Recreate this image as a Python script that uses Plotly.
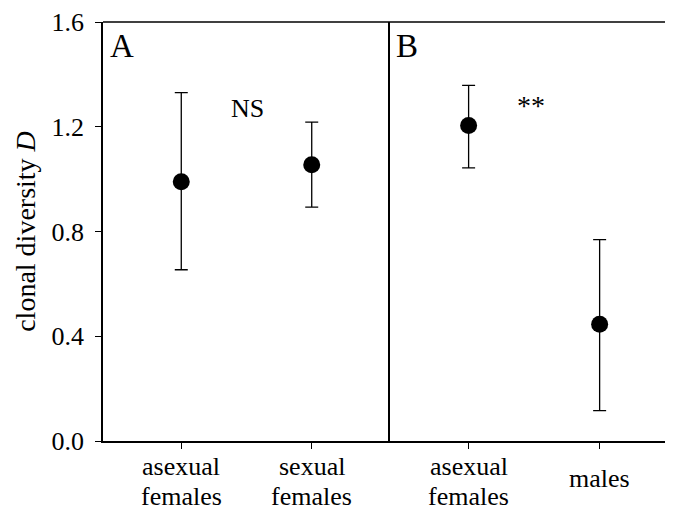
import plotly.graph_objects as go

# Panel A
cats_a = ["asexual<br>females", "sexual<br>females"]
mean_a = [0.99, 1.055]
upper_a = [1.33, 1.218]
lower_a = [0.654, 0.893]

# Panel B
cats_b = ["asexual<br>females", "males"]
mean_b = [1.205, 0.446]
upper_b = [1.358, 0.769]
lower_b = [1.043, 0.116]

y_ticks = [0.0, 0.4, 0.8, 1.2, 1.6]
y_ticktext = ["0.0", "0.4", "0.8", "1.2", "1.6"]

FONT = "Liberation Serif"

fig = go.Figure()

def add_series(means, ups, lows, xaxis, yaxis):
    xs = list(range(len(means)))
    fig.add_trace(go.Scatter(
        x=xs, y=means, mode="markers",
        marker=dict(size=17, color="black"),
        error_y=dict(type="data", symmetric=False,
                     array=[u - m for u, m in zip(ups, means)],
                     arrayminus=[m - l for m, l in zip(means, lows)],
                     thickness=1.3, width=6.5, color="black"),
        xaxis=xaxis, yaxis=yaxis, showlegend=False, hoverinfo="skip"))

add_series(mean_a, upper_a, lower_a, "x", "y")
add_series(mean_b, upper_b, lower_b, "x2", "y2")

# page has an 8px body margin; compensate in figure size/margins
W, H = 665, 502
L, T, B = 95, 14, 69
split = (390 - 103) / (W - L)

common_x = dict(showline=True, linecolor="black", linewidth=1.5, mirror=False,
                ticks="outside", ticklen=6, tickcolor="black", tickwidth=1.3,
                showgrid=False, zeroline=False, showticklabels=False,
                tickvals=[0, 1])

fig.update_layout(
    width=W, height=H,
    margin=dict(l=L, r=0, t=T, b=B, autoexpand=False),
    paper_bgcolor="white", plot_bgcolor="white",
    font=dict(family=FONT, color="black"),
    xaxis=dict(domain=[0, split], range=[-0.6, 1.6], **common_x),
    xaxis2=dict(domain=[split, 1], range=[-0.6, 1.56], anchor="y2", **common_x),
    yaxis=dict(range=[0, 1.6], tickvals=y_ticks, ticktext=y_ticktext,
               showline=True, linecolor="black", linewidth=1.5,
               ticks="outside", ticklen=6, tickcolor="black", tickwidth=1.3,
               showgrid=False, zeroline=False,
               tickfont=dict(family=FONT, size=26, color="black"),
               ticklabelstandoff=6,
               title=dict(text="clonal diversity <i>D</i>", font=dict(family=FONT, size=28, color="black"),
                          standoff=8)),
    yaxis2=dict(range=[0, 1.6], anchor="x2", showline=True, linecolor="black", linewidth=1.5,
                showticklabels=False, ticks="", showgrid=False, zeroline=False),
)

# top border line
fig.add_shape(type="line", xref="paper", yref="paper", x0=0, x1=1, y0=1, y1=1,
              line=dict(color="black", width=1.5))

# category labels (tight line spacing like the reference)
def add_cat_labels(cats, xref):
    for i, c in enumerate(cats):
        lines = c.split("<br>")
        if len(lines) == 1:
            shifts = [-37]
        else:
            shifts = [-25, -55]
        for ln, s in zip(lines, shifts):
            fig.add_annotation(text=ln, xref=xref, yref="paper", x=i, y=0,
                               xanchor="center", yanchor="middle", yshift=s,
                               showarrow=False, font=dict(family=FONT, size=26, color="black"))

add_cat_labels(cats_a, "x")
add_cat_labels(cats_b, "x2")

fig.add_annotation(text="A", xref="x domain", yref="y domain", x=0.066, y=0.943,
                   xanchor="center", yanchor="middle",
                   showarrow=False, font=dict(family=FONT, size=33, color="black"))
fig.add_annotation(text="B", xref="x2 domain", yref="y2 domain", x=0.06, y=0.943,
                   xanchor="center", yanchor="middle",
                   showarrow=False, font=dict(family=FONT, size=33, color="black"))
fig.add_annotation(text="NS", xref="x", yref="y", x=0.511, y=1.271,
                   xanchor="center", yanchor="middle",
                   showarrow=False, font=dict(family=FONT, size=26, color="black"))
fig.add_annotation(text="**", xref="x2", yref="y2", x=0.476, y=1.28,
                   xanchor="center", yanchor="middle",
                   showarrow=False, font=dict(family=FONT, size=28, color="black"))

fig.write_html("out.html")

┄┄┄┄┄┄

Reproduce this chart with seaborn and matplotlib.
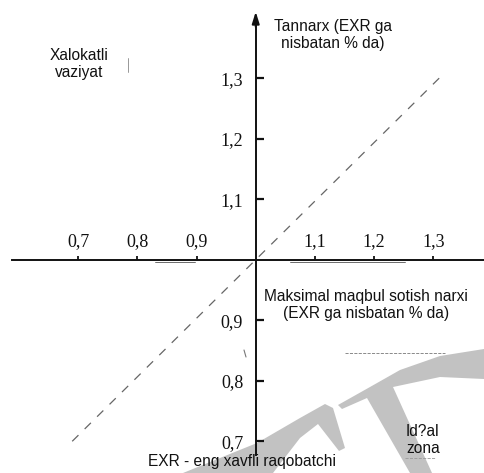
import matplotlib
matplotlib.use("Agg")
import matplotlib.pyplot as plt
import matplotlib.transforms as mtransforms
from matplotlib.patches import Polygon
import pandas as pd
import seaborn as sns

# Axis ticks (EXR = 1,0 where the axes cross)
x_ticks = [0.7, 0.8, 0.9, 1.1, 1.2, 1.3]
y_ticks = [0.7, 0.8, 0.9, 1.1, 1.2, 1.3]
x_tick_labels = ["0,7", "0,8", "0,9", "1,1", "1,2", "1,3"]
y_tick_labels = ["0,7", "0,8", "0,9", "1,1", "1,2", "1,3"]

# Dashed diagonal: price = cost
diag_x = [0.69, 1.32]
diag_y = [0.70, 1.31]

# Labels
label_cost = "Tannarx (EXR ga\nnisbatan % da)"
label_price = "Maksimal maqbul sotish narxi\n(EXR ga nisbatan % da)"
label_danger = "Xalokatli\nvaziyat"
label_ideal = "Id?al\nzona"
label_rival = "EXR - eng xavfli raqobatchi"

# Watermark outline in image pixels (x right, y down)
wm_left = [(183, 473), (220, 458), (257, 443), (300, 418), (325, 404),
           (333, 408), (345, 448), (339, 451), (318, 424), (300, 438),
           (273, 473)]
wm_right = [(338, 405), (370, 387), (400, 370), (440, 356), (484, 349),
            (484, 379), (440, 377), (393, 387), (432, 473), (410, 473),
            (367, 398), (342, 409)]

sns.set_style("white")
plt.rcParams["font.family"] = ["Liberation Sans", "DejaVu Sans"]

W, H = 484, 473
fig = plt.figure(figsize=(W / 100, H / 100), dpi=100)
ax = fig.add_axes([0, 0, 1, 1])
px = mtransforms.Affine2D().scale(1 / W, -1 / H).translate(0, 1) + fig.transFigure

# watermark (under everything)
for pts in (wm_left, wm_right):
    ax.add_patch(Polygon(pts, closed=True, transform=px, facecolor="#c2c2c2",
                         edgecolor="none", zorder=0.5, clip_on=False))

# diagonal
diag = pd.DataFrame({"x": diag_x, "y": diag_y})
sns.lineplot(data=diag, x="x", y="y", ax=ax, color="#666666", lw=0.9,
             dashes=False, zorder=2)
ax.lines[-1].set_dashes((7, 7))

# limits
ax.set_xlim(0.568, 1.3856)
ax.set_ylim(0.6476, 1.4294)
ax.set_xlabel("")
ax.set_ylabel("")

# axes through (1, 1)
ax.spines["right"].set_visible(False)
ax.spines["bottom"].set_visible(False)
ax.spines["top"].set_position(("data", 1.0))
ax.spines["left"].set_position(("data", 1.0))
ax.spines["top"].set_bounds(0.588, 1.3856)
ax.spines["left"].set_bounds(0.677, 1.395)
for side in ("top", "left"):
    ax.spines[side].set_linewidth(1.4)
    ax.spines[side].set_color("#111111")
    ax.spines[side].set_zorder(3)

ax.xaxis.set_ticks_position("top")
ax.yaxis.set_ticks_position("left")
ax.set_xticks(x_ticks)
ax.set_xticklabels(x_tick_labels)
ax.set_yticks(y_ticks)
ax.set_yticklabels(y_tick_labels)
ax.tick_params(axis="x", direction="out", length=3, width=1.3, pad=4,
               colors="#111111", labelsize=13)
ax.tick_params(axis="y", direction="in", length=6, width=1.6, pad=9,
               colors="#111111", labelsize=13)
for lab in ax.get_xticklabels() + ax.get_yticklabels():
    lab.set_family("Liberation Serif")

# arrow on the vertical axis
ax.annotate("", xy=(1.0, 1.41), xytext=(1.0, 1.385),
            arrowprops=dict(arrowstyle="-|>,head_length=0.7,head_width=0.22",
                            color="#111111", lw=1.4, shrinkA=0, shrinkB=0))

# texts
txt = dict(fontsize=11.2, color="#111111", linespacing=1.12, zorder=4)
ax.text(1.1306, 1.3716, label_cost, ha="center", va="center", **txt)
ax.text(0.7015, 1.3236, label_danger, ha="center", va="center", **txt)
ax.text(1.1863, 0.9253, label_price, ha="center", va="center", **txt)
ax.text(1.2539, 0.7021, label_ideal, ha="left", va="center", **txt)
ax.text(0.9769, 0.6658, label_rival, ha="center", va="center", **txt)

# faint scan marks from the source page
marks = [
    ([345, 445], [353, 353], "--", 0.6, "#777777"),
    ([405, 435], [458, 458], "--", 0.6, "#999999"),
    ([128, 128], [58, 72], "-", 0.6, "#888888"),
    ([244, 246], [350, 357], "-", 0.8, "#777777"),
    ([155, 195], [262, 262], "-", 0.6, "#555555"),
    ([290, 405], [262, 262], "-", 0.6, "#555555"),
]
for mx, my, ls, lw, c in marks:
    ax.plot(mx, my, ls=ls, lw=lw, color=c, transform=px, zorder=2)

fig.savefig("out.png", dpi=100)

┄┄┄┄┄┄

(GOAL)
Within the entries above, give again exactly the lines starting at the one that contains "Reproduce this chart" and ending at the one that contains "diag_y = [0.70, 1.31]", leaving out the pictures.

(WORKED SOLUTION)
Reproduce this chart with seaborn and matplotlib.
import matplotlib
matplotlib.use("Agg")
import matplotlib.pyplot as plt
import matplotlib.transforms as mtransforms
from matplotlib.patches import Polygon
import pandas as pd
import seaborn as sns

# Axis ticks (EXR = 1,0 where the axes cross)
x_ticks = [0.7, 0.8, 0.9, 1.1, 1.2, 1.3]
y_ticks = [0.7, 0.8, 0.9, 1.1, 1.2, 1.3]
x_tick_labels = ["0,7", "0,8", "0,9", "1,1", "1,2", "1,3"]
y_tick_labels = ["0,7", "0,8", "0,9", "1,1", "1,2", "1,3"]

# Dashed diagonal: price = cost
diag_x = [0.69, 1.32]
diag_y = [0.70, 1.31]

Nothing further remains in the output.